When technology becomes commodity
According to Walton, Nutanix subscription model is also more flexible when it comes to payment terms:
The normal process is that when someone leaves an IT organisation [the project manager or other budget holder] the next person in gets the whole bill for a project. But the Nutanix subscription approach is more modular and that has allowed us to build capacity onto the back end.
So when staff come and tell him they have a project idea he is now normally in a position to ask when they will be ready to spin it up as a test site. If necessary, the County can then order up the additional production resources that might be required to maintain that back-end capacity.
One common application users want is Disaster Recovery (DR) but in Walton’s view, the Nutanix environment provides that as a something of a by-product, as VMs can be replicated without interfering with production services as and when required. This can be to wherever is thought most appropriate, from different nodes within the same datacentre, through replication to another data center in the county’s network and now, with the Nutanix partnerships with Commvault and AWS, it is able to selectively replicate relevant services up into the public cloud.
He also cites increasing levels of simplicity in using Nutanix, where most of the technological issues are now commoditised out of any discussions:
We used to have long discussion about what was the best architecture or what disk drives were the best to specify – for me it was always Western Digital. Now, I couldn’t tell what drives we are using. I think most of the vendors still see technical nuances as key product differentiators and it is important for us to understand those issues, at least to an extent, so we don’t go down a dead-end technology road.
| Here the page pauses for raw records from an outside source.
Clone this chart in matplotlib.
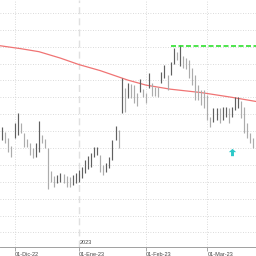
import matplotlib
matplotlib.use("Agg")
import matplotlib.pyplot as plt
from matplotlib.path import Path

# daily bars, one per trading day (index 0 = late Nov 2022)
highs = [9.12, 8.97, 8.79, 8.56, 9.24, 9.53, 9.24, 8.94, 8.77, 8.65,
         8.50, 8.65, 9.30, 8.88, 8.77, 8.50, 7.82, 7.67, 7.70, 7.76,
         7.73, 7.67, 7.64, 7.70, 7.76, 7.85, 7.94, 8.14, 8.26, 8.35,
         8.53, 8.53, 8.29, 8.00, 8.05, 8.23, 8.74, 9.15, 9.03, 10.57,
         10.27, 10.42, 10.39, 10.36, 10.13, 10.54, 10.25, 10.13, 10.72, 10.42,
         10.30, 10.30, 10.75, 10.96, 10.66, 11.04, 11.46, 11.34, 11.55, 11.22,
         11.16, 11.10, 10.87, 10.66, 10.36, 10.22, 10.22, 10.07, 9.42, 9.68,
         9.68, 9.68, 9.71, 9.71, 9.68, 9.71, 10.01, 10.01, 9.89, 9.71,
         9.24, 8.94, 8.79]
lows = [8.74, 8.65, 8.38, 8.23, 8.79, 8.88, 8.94, 8.53, 8.53, 8.29,
        8.20, 8.23, 8.38, 8.65, 8.50, 7.29, 7.49, 7.34, 7.46, 7.49,
        7.46, 7.34, 7.34, 7.40, 7.46, 7.49, 7.61, 7.76, 7.88, 7.94,
        8.23, 8.29, 7.79, 7.70, 7.79, 7.91, 8.14, 8.74, 8.50, 9.53,
        9.56, 9.98, 9.98, 9.83, 9.74, 10.16, 10.01, 9.83, 10.27, 10.04,
        10.04, 10.01, 10.42, 10.57, 10.22, 10.66, 10.99, 11.10, 10.93, 10.87,
        10.84, 10.57, 10.36, 9.92, 9.92, 9.77, 9.68, 9.33, 9.12, 9.27,
        9.33, 9.24, 9.33, 9.42, 9.24, 9.42, 9.62, 9.68, 9.39, 8.94,
        8.79, 8.65, 8.50]

# moving average (sampled)
ma_idx = [-1, 6, 12, 19, 25, 32, 41, 47, 55, 65, 75, 84]
ma_val = [11.53, 11.44, 11.35, 11.16, 10.97, 10.79, 10.51, 10.36, 10.24, 10.14, 10.00, 9.86]

resist_start = 55
resist_level = 11.52
signal_idx = 75
signal_price = 8.38

month_pos = [4, 25, 47, 67]
month_labels = ["01-Dic-22", "01-Ene-23", "01-Feb-23", "01-Mar-23"]
year_pos = 25
year_label = "2023"

dark = '#606060'
light = '#acacac'
grid = '#cfcfcf'

fig = plt.figure(figsize=(2.56, 2.56), dpi=100)
ax = fig.add_axes([0, 9/256, 1, 247/256])

for p in [6.0 + 0.5*k for k in range(14)]:
    ax.axhline(p, color=grid, lw=0.6, ls=(0, (1, 2)), zorder=0)
for m in month_pos:
    if m == year_pos:
        ax.axvline(m, color='#e0e0e0', lw=1.0, ls=(0, (5, 3)), zorder=0)
    else:
        ax.axvline(m, color=grid, lw=0.6, ls=(0, (1, 2)), zorder=0)

x = list(range(len(highs)))
cols = []
for i in x:
    mid = (highs[i] + lows[i]) / 2
    prev = (highs[i-1] + lows[i-1]) / 2 if i > 0 else mid
    cols.append(dark if mid >= prev else light)
ax.vlines(x, lows, highs, colors=cols, lw=0.85, zorder=3)

ax.plot(ma_idx, ma_val, color='#f07474', lw=0.9, zorder=2)
ax.plot([resist_start, 84], [resist_level, resist_level], color='#2ee02e',
        lw=1.2, ls=(0, (3, 1.5)), zorder=4)

arrow = Path([(0, 1), (-1, 0.1), (-0.4, 0.1), (-0.4, -1), (0.4, -1),
              (0.4, 0.1), (1, 0.1), (0, 1)])
ax.scatter([signal_idx], [signal_price], marker=arrow, s=28, color='#2cc8c8',
           zorder=5, linewidths=0)

ax.set_xlim(-0.75, 82.9)
ax.set_ylim(5.57, 12.88)
ax.set_yticks([])
ax.set_xticks(month_pos)
ax.set_xticklabels(month_labels, ha='left', fontsize=4, family='Liberation Sans',
                   color='#444444')
ax.tick_params(axis='x', length=3, width=0.6, color='#999999', pad=0.5)
for s in ['top', 'right', 'left']:
    ax.spines[s].set_visible(False)
ax.spines['bottom'].set_color('#a0a0a0')
ax.spines['bottom'].set_linewidth(0.7)
ax.text(year_pos + 0.3, 5.62, year_label, fontsize=4, family='Liberation Sans',
        color='#444444', va='bottom', ha='left')

fig.savefig('out.png', dpi=100)
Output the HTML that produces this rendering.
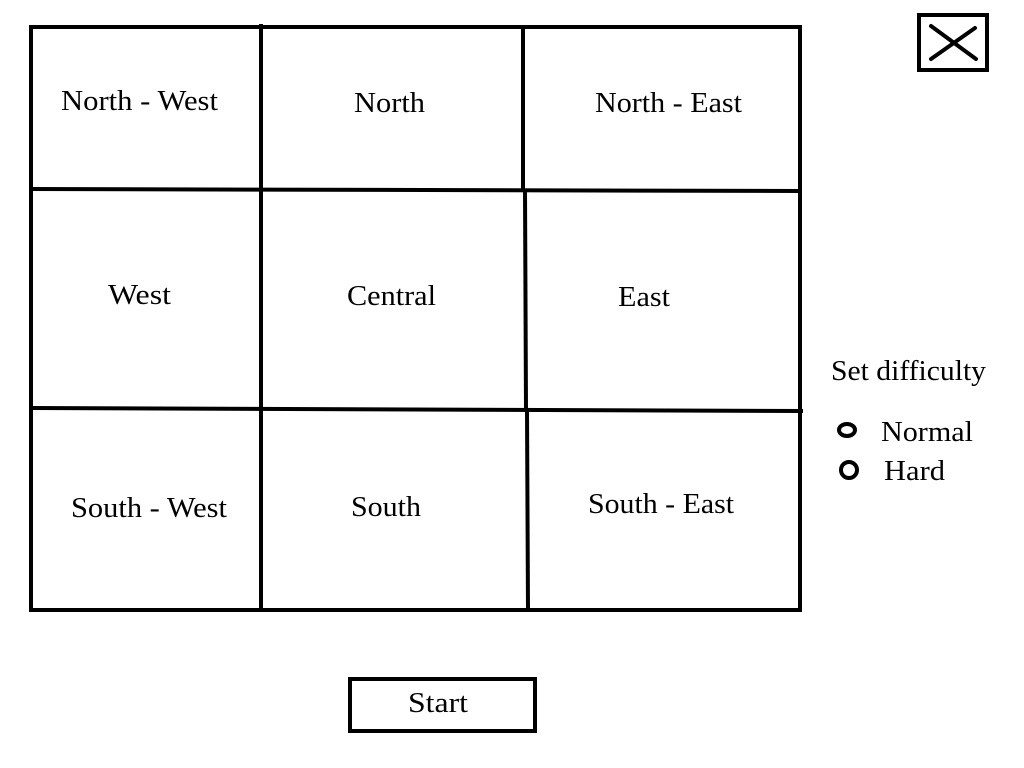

But at the end of the day it is now all about performance, up time, and cost. And we are getting four times what we got before, for about 25% of the cost.
Walton's department sometimes manages the IT functions of other departments that are not directly part of the San Mateo County Authority’s remit. For example, the county has some 22 cities, which have individual responsibility for some police and fire services. But as new projects come up for them - and have to be balanced against their own budget requirements - some of them are now being merged into the County services, particularly where issues such as public safety play a significant role.
In addition, Walton has put in fiber to connect all the county resources, wherever they are, with some of them sited in the local facilities of those cities. This has prompted the latter to start enquiring about using the fiber to connect to some of their own services running remotely back at county. This means they can also connect to an exploit county services if that fits their needs.
When people live in an area they tend to want similar services to where they work or have lived before, so next for us is to try and make our services as ubiquitous as possible.
My take
Here is a CIO starting to confront the issues that commonality of technology can present. Instead of the silo-isation of 'one technology solution for each project' where resources are contained and unsharable, the production environment can yield spare resources to support new development and testing opportunities. And in resource-strapped sectors like Local Government, this can lead towards actually meeting at least some of the expectations the people served would like to see implemented.